> [Available data]
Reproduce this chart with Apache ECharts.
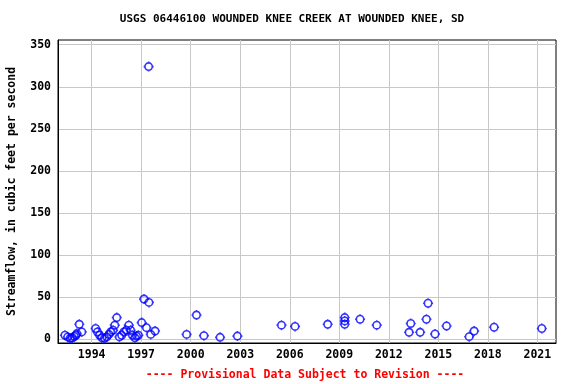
<!DOCTYPE html>
<html>
<head>
<meta charset="utf-8">
<script src="https://cdn.jsdelivr.net/npm/echarts@6/dist/echarts.min.js"></script>
<style>
html,body{margin:0;padding:0;background:#fff;}
#chart{width:576px;height:384px;}
</style>
</head>
<body>
<div id="chart"></div>
<script>
// Decimal year of each measurement
const years = [
  1992.38, 1992.55, 1992.70, 1992.83, 1992.95, 1993.05, 1993.10, 1993.25, 1993.40,
  1994.24, 1994.35, 1994.48, 1994.62, 1994.78, 1994.92, 1995.05, 1995.15, 1995.30,
  1995.40, 1995.52, 1995.68, 1995.82, 1995.95, 1996.10, 1996.25, 1996.36, 1996.47,
  1996.62, 1996.72, 1996.83, 1997.03, 1997.17, 1997.32, 1997.45, 1997.47, 1997.58,
  1997.84,
  1999.75, 2000.35, 2000.80, 2001.78, 2002.83, 2005.50, 2006.32, 2008.30,
  2009.33, 2009.33, 2009.33, 2010.26, 2011.27, 2013.23, 2013.33, 2013.90,
  2014.28, 2014.38, 2014.80, 2015.50, 2016.87, 2017.17, 2018.38, 2021.27
];
// Streamflow, cubic feet per second
const flows = [
  5, 3, 1.5, 2, 3.5, 5, 7, 18, 9,
  13, 9, 5, 2, 1.5, 3, 6, 9, 11,
  17, 26, 3, 5, 9, 11, 17, 11, 5,
  2, 4, 5, 20, 48, 14, 324, 44, 6,
  10,
  6, 29, 4.5, 2.5, 4, 17, 15.5, 18,
  26, 22, 18, 24, 17, 8.5, 19, 8.5,
  24, 43, 6.5, 16, 3.3, 10, 14.5, 13
];
const yearTickBase = 1994;   // x tick labels: 1994, 1997, ... 2021
const yearTickStep = 3;
const flowTickStep = 50;     // y tick labels: 0 ... 350

const titleText = 'USGS 06446100 WOUNDED KNEE CREEK AT WOUNDED KNEE, SD';
const footerText = '---- Provisional Data Subject to Revision ----';
const yName = 'Streamflow, in cubic feet per second';

const FONT = '"DejaVu Sans Mono", monospace';
const points = years.map((y, i) => [y, flows[i]]);

// open circle with four very short tick marks
const markerPath = 'path://M5,0L5,1.3M5,8.7L5,10M0,5L1.3,5M8.7,5L10,5' +
  'M8.7,5C8.7,7.043 7.043,8.7 5,8.7C2.957,8.7 1.3,7.043 1.3,5C1.3,2.957 2.957,1.3 5,1.3C7.043,1.3 8.7,2.957 8.7,5Z';

const chart = echarts.init(document.getElementById('chart'), null, {renderer: 'canvas'});
chart.setOption({
  animation: false,
  backgroundColor: '#ffffff',
  grid: {left: 58, right: 20, top: 40, bottom: 41, containLabel: false, outerBoundsMode: 'none',
    show: true, borderColor: '#000', borderWidth: 1, backgroundColor: 'transparent'},
  xAxis: [
    {type: 'value', min: 1991.96, max: 2022.13, show: false},
    {type: 'value', min: 1991.96 - yearTickBase, max: 2022.13 - yearTickBase,
     minInterval: yearTickStep, maxInterval: yearTickStep, splitNumber: 10,
     position: 'bottom',
     axisLine: {show: true, onZero: false, lineStyle: {color: '#000', width: 1}},
     axisTick: {show: false},
     axisLabel: {show: true, margin: 6, color: '#000', fontFamily: FONT, fontWeight: 'bold', fontSize: 11.5,
       showMinLabel: false, showMaxLabel: false,
       formatter: v => String(Math.round(v + yearTickBase))},
     splitLine: {show: true, showMinLine: false, showMaxLine: false, lineStyle: {color: '#c8c8c8', width: 1}}
    }
  ],
  yAxis: {
    type: 'value', min: -4.2, max: 355.6, minInterval: flowTickStep, maxInterval: flowTickStep, splitNumber: 7,
    name: yName, nameLocation: 'middle', nameGap: 40, nameRotate: 90,
    nameTextStyle: {color: '#000', fontFamily: FONT, fontWeight: 'bold', fontSize: 11.5},
    axisLine: {show: true, onZero: false, lineStyle: {color: '#000', width: 1}},
    axisTick: {show: false},
    axisLabel: {margin: 7, color: '#000', fontFamily: FONT, fontWeight: 'bold', fontSize: 11.5,
      showMinLabel: false, showMaxLabel: false},
    splitLine: {show: true, showMinLine: false, showMaxLine: false, lineStyle: {color: '#c8c8c8', width: 1}}
  },
  series: [{
    type: 'scatter',
    xAxisIndex: 0,
    data: points,
    symbol: markerPath,
    symbolSize: 10,
    symbolKeepAspect: true,
    itemStyle: {color: 'transparent', borderColor: '#0000ff', borderWidth: 1.6},
    z: 5
  }],
  graphic: [
    {type: 'text', x: 292, y: 19, style: {text: titleText, fill: '#000', font: 'bold 11px ' + FONT, textAlign: 'center', textVerticalAlign: 'middle'}},
    {type: 'text', x: 305, y: 375, style: {text: footerText, fill: '#ff0000', font: 'bold 11.5px ' + FONT, textAlign: 'center', textVerticalAlign: 'middle'}}
  ]
});
</script>
</body>
</html>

> [Exercise aim]
The lines from the top of the data above through the one holding "const flowTickStep = 50;" are to be repeated exactly, and only those, with no pictures.

> [Answer to this task]
Reproduce this chart with Apache ECharts.
<!DOCTYPE html>
<html>
<head>
<meta charset="utf-8">
<script src="https://cdn.jsdelivr.net/npm/echarts@6/dist/echarts.min.js"></script>
<style>
html,body{margin:0;padding:0;background:#fff;}
#chart{width:576px;height:384px;}
</style>
</head>
<body>
<div id="chart"></div>
<script>
// Decimal year of each measurement
const years = [
  1992.38, 1992.55, 1992.70, 1992.83, 1992.95, 1993.05, 1993.10, 1993.25, 1993.40,
  1994.24, 1994.35, 1994.48, 1994.62, 1994.78, 1994.92, 1995.05, 1995.15, 1995.30,
  1995.40, 1995.52, 1995.68, 1995.82, 1995.95, 1996.10, 1996.25, 1996.36, 1996.47,
  1996.62, 1996.72, 1996.83, 1997.03, 1997.17, 1997.32, 1997.45, 1997.47, 1997.58,
  1997.84,
  1999.75, 2000.35, 2000.80, 2001.78, 2002.83, 2005.50, 2006.32, 2008.30,
  2009.33, 2009.33, 2009.33, 2010.26, 2011.27, 2013.23, 2013.33, 2013.90,
  2014.28, 2014.38, 2014.80, 2015.50, 2016.87, 2017.17, 2018.38, 2021.27
];
// Streamflow, cubic feet per second
const flows = [
  5, 3, 1.5, 2, 3.5, 5, 7, 18, 9,
  13, 9, 5, 2, 1.5, 3, 6, 9, 11,
  17, 26, 3, 5, 9, 11, 17, 11, 5,
  2, 4, 5, 20, 48, 14, 324, 44, 6,
  10,
  6, 29, 4.5, 2.5, 4, 17, 15.5, 18,
  26, 22, 18, 24, 17, 8.5, 19, 8.5,
  24, 43, 6.5, 16, 3.3, 10, 14.5, 13
];
const yearTickBase = 1994;   // x tick labels: 1994, 1997, ... 2021
const yearTickStep = 3;
const flowTickStep = 50;     // y tick labels: 0 ... 350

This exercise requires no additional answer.